Reuven Brenner, Guest Lecturer
Jude Wanniski
May 2, 1997

 

Supply-Side Economics Lesson No. 21

Memo To: Web site Students
From: Jude Wanniski
Re: Reuven Brenner, Guest Lecturer

I've mentioned before my belief that the best economist in the world today is Professor Reuven Brenner of McGill University in Montreal. A good friend, Reuven is the foremost expositor of risk-taking as the driving force of economic growth. In that, he carries the torch of the late Frank Knight of the University of Chicago, whose 1921 book, Risk, Uncertainty and Profit first developed the hypothesis. We have previously recommended Reuven's several books to our website students, the most recent of which is Labyrinths of Prosperity, which can be tracked down on the internet bookstore, www.amazon.com. The "lecture" that follows is actually an essay that appeared in the April 28 issue of Asia Times, for which Reuven writes a weekly essay on important matters of political economy. You can check out his earlier contributions at www.asiatimes.com.

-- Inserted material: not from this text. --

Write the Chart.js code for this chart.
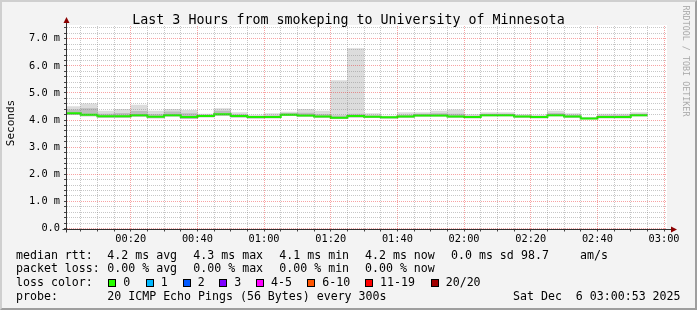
<!DOCTYPE html>
<html><head><meta charset="utf-8">
<script src="https://cdn.jsdelivr.net/npm/chart.js@4/dist/chart.umd.min.js"></script>
<style>
html,body{margin:0;padding:0;background:#f3f3f3;}
#wrap{position:relative;width:697px;height:310px;overflow:hidden;background:#f3f3f3;font-family:'DejaVu Sans Mono',monospace;color:#000;}
#c{position:absolute;left:0;top:0;}
#frame{position:absolute;left:0;top:0;width:697px;height:310px;box-sizing:border-box;border-top:2px solid #cfcfcf;border-left:2px solid #cfcfcf;border-bottom:2px solid #9e9e9e;border-right:2px solid #9e9e9e;pointer-events:none;}
.t{position:absolute;white-space:pre;line-height:1;}
.lg{font-size:11.6px;}
.box{position:absolute;width:6px;height:6px;border:1px solid #000;}
#title{font-size:13.3px;left:0;width:697px;text-align:center;top:12.5px;}
#unit{font-size:11px;line-height:12px;width:60px;height:12px;text-align:center;left:-19px;top:117px;transform:rotate(-90deg);transform-origin:50% 50%;}
#wm{font-size:8.4px;line-height:10px;width:120px;height:10px;text-align:center;left:626px;top:56px;color:#aaaaaa;transform:rotate(90deg);transform-origin:50% 50%;}
</style></head>
<body>
<div id="wrap">
<canvas id="c" width="697" height="310"></canvas>
<div class="t" id="title">Last 3 Hours from smokeping to University of Minnesota</div>
<div class="t" id="unit">Seconds</div>
<div class="t" id="wm">RRDTOOL / TOBI OETIKER</div>
<div id="legend"></div>
<div id="frame"></div>
</div>
<script>
// ---- data ----
// step start, minutes after 00:00 (each step = 5 minutes, 300 s)
const stepStartMin = [0,5,10,15,20,25,30,35,40,45,50,55,60,65,70,75,80,85,90,95,100,105,110,115,120,125,130,135,140,145,150,155,160,165,170];
// median RTT per step (ms)
const medianMs   = [4.25,4.20,4.14,4.14,4.18,4.12,4.18,4.11,4.15,4.21,4.15,4.11,4.11,4.20,4.17,4.13,4.09,4.15,4.12,4.10,4.13,4.17,4.17,4.13,4.11,4.18,4.18,4.13,4.11,4.18,4.13,4.06,4.11,4.11,4.18];
// smoke: highest ping per step (ms)
const smokeMaxMs = [4.50,4.60,4.33,4.40,4.55,4.33,4.40,4.36,4.22,4.42,4.28,4.18,4.24,4.29,4.40,4.33,5.46,6.64,4.24,4.15,4.28,4.28,4.33,4.38,4.20,4.28,4.28,4.20,4.18,4.33,4.24,4.10,4.22,4.22,4.28];
// smoke: upper inner band per step (ms)
const smokeUpperMs = [4.38,4.42,4.22,4.25,4.32,4.20,4.30,4.24,4.19,4.33,4.20,4.14,4.16,4.25,4.26,4.20,4.16,4.22,4.16,4.12,4.18,4.22,4.24,4.22,4.15,4.22,4.22,4.16,4.14,4.25,4.18,4.08,4.17,4.17,4.22];
// smoke: lowest ping per step (ms)
const smokeMinMs = [4.20,4.15,4.10,4.10,4.13,4.08,4.14,4.05,4.12,4.17,4.11,4.07,4.08,4.16,4.13,4.10,4.05,4.11,4.09,4.07,4.10,4.14,4.14,4.10,4.08,4.15,4.15,4.10,4.08,4.15,4.10,4.04,4.08,4.08,4.15];
const stepMin = 5;
const viewStartMin = 0.88, viewEndMin = 180.88;   // 00:00:53 .. 03:00:53
const yMaxMs = 7.47;
const xTickLabels = ['00:20','00:40','01:00','01:20','01:40','02:00','02:20','02:40','03:00'];
const yTickLabels = ['0.0','1.0 m','2.0 m','3.0 m','4.0 m','5.0 m','6.0 m','7.0 m'];
const lossColors = ['#26ff00','#00b8ff','#0059ff','#7e00ff','#ff00ff','#ff5500','#ff0000','#a10000'];
const lossLabels = ['0','1','2','3','4-5','6-10','11-19','20/20'];

// ---- legend (text) ----
const lg = document.getElementById('legend');
function txt(x, top, s){ const d=document.createElement('div'); d.className='t lg'; d.style.left=x+'px'; d.style.top=top+'px'; d.textContent=s; lg.appendChild(d); }
const rows = [249.5, 263.2, 276.9, 290.6];
txt(16, rows[0], 'median rtt:'); txt(107.3, rows[0], '4.2 ms avg'); txt(193.3, rows[0], '4.3 ms max'); txt(279.3, rows[0], '4.1 ms min');
txt(365, rows[0], '4.2 ms now'); txt(451, rows[0], '0.0 ms sd'); txt(521, rows[0], '98.7'); txt(580, rows[0], 'am/s');
txt(16, rows[1], 'packet loss:'); txt(107.3, rows[1], '0.00 % avg'); txt(193.3, rows[1], '0.00 % max'); txt(279.3, rows[1], '0.00 % min'); txt(365, rows[1], '0.00 % now');
txt(16, rows[2], 'loss color:');
const boxX = [108.3,145.7,182.7,219.3,256,307.3,365,430.7];
lossLabels.forEach((l,i)=>{ const b=document.createElement('div'); b.className='box'; b.style.left=boxX[i]+'px'; b.style.top='278.5px'; b.style.background=lossColors[i]; lg.appendChild(b); txt(boxX[i]+15, rows[2], l); });
txt(16, rows[3], 'probe:'); txt(107.3, rows[3], '20 ICMP Echo Pings (56 Bytes) every 300s'); txt(513, rows[3], 'Sat Dec  6 03:00:53 2025');

// ---- chart ----
const FONT = 'DejaVu Sans Mono';
const outer = stepStartMin.map((t,i)=>({x:t+stepMin/2, y:[smokeMinMs[i], smokeMaxMs[i]]}));
const inner = stepStartMin.map((t,i)=>({x:t+stepMin/2, y:[smokeMinMs[i], smokeUpperMs[i]]}));
const med = stepStartMin.map((t,i)=>({x:t, y:medianMs[i]}));
med.push({x: stepStartMin[stepStartMin.length-1]+stepMin, y: medianMs[medianMs.length-1]});

const xTicks = []; for (let m = 5; m <= 180; m += 5) xTicks.push(m);
const yTicks = []; for (let k = 0; k <= 37; k++) yTicks.push(k/5);
const RED = 'rgba(235,0,0,0.36)', GREY = 'rgba(130,130,130,0.45)';

const frame = {
  id:'frame',
  beforeDraw(chart){ const {ctx, chartArea:a} = chart; ctx.save(); ctx.fillStyle='#ffffff'; ctx.fillRect(a.left, a.top-1, a.right-a.left, a.bottom-a.top+1); ctx.restore(); },
  afterDraw(chart){
    const {ctx, chartArea:a} = chart; ctx.save();
    ctx.strokeStyle='#333'; ctx.lineWidth=1;
    const ax = Math.round(a.left)-0.5, ay = Math.round(a.bottom)+0.5;
    ctx.beginPath(); ctx.moveTo(ax, ay+3); ctx.lineTo(ax, a.top-5); ctx.stroke();
    ctx.beginPath(); ctx.moveTo(ax-4, ay); ctx.lineTo(a.right+6, ay); ctx.stroke();
    ctx.fillStyle='#8b0000';
    ctx.beginPath(); ctx.moveTo(ax, a.top-9); ctx.lineTo(ax-3, a.top-3); ctx.lineTo(ax+3, a.top-3); ctx.closePath(); ctx.fill();
    ctx.beginPath(); ctx.moveTo(a.right+10, ay); ctx.lineTo(a.right+4, ay-3); ctx.lineTo(a.right+4, ay+3); ctx.closePath(); ctx.fill();
    ctx.restore();
  }
};

new Chart(document.getElementById('c'), {
  type:'bar',
  data:{ datasets:[
    {type:'line', data:med, borderColor:'#20f000', borderWidth:2, stepped:'before', pointRadius:0, fill:false, clip:0, order:0},
    {type:'bar', data:inner, backgroundColor:'#bdbdbd', grouped:false, barPercentage:1, categoryPercentage:1, borderWidth:0, clip:0, order:1},
    {type:'bar', data:outer, backgroundColor:'#dcdcdc', grouped:false, barPercentage:1, categoryPercentage:1, borderWidth:0, clip:0, order:2}
  ]},
  options:{
    responsive:false, animation:false, devicePixelRatio:1,
    layout:{padding:{left:10, right:30, top:26, bottom:61.5}},
    plugins:{legend:{display:false}, title:{display:false}, tooltip:{enabled:false}},
    scales:{
      x:{ type:'linear', min:viewStartMin, max:viewEndMin, offset:false,
        afterFit(s){ s.height = 20; },
        afterBuildTicks(s){ s.ticks = xTicks.map(v=>({value:v})); },
        ticks:{ autoSkip:false, maxRotation:0, padding:2, color:'#000', font:{family:FONT, size:10.3},
          callback(v){ return v % 20 === 0 ? xTickLabels[v/20 - 1] : ''; } },
        grid:{ offset:false, color:ctx => (ctx.tick && ctx.tick.value % 20 === 0) ? RED : GREY, tickLength:3, tickColor:'#444', tickBorderDash:[], z:1 },
        border:{ display:false, dash:[1,1] }
      },
      y:{ type:'linear', min:0, max:yMaxMs,
        afterFit(s){ s.width = 57; },
        afterBuildTicks(s){ s.ticks = yTicks.map(v=>({value:v})); },
        ticks:{ autoSkip:false, padding:4, color:'#000', font:{family:FONT, size:10.3},
          callback(v){ const k = Math.round(v*5); return k % 5 === 0 ? yTickLabels[k/5] : ''; } },
        grid:{ color:ctx => (ctx.tick && Math.round(ctx.tick.value*5) % 5 === 0) ? RED : GREY, tickLength:3, tickColor:'#444', tickBorderDash:[], z:1 },
        border:{ display:false, dash:[1,1] }
      }
    }
  },
  plugins:[frame]
});
</script>
</body></html>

The road to equal opportunities is paved with misconceptions
by Reuven Brenner, for Asia Times 28th April 1997

Much has been written on the "social contract" in the United States, of renewing it, of redefining it, of rewriting it. None of it is needed.

What is needed is to return to the initial meaning of the principle that has defined the US, a meaning that the past decades have distorted out of recognition, and covered with layers of double talk and veils of high-sounding terms, bringing both the US and other countries into a maze of error.

The US social contract was based on a simple, but revolutionary idea No matter who one was, who one's parents and grandparents are or were, to which religion or tribe one belonged, if one had the talent or the drive, one could succeed.

Of course, peerage, titles, family line, belonging to some tribes and some religion rather than others, could not but help. But such links and status did not determine one's position in life. The poorer, those in the middle and immigrants, knew that if not them, then their kids had greater chances to succeed in the US than in any other society.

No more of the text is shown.